• _Set problem_: Where the data below has the string "matplotlib", return the whole line.

[START OF Data segment]

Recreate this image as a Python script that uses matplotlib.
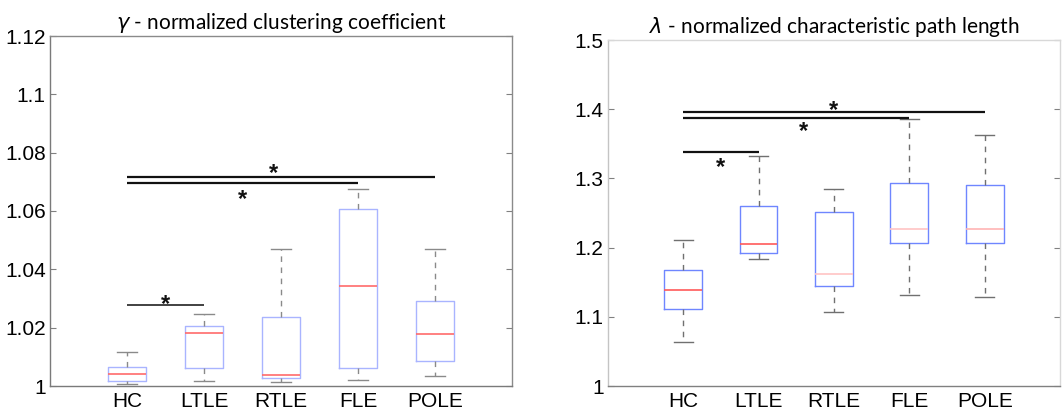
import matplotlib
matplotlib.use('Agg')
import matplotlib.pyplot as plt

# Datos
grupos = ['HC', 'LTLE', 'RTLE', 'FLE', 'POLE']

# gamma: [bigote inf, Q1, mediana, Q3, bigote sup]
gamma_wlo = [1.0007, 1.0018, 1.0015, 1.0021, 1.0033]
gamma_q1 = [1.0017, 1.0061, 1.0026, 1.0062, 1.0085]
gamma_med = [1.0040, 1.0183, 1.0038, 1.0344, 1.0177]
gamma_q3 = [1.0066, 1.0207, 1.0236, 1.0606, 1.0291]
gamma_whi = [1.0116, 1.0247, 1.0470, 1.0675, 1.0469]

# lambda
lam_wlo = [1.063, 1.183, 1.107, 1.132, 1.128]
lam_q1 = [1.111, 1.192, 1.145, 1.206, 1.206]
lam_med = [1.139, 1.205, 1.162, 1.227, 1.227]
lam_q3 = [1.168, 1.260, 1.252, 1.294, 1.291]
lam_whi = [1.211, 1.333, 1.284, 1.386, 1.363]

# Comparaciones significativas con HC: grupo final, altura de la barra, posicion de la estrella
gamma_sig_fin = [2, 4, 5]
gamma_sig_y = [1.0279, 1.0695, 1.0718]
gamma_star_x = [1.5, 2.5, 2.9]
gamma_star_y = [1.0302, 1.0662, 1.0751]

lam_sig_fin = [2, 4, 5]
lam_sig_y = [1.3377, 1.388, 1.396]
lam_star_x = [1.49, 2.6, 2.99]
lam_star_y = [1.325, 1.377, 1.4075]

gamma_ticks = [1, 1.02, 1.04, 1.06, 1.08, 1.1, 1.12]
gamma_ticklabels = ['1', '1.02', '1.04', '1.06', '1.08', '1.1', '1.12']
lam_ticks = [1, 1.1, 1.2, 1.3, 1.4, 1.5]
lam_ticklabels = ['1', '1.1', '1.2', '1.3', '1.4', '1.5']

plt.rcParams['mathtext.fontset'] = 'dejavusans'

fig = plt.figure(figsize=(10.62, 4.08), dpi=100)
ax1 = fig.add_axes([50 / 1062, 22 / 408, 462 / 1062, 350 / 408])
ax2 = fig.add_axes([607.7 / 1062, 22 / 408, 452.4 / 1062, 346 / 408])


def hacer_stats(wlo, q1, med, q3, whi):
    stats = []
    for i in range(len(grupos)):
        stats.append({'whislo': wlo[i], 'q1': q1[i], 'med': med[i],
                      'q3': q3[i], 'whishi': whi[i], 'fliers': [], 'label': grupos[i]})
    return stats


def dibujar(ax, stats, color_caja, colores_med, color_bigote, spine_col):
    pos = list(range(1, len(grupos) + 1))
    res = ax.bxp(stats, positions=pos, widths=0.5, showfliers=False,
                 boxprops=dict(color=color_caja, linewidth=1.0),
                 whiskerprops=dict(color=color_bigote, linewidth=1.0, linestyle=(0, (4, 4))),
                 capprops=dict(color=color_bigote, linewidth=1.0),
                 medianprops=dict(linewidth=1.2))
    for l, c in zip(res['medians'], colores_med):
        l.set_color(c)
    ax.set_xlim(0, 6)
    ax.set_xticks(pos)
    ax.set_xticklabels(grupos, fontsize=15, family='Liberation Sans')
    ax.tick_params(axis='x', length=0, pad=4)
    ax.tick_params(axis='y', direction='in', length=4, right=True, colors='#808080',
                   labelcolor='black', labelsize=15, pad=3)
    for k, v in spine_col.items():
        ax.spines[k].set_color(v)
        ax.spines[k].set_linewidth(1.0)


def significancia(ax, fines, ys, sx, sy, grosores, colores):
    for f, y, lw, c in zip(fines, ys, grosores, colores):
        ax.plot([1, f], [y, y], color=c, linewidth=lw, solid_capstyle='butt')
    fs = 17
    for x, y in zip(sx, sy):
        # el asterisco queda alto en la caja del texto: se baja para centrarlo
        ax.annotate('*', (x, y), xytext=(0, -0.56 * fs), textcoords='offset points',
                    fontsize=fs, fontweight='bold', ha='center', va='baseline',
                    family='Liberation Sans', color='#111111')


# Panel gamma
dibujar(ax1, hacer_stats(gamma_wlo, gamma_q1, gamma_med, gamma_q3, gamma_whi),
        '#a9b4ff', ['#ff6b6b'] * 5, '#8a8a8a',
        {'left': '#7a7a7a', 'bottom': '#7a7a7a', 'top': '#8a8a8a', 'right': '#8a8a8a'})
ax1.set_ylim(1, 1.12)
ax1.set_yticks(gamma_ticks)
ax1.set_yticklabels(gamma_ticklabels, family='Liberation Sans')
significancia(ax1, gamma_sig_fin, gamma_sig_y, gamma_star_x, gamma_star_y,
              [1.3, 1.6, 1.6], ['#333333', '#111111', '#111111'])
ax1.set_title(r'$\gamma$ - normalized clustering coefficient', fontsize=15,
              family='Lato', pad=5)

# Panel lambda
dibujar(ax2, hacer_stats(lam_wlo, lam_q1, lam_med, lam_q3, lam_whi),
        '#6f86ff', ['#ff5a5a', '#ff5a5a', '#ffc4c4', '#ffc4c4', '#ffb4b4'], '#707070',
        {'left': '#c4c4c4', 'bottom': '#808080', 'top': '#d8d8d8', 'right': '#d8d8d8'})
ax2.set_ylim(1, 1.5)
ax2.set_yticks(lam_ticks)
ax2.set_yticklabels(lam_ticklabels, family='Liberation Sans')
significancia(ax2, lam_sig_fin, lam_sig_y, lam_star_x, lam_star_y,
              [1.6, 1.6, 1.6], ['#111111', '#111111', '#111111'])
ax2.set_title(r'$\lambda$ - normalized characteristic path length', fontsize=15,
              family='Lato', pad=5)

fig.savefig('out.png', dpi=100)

[END OF Data segment]

• _Answer to this task_:
Recreate this image as a Python script that uses matplotlib.
import matplotlib
matplotlib.use('Agg')
import matplotlib.pyplot as plt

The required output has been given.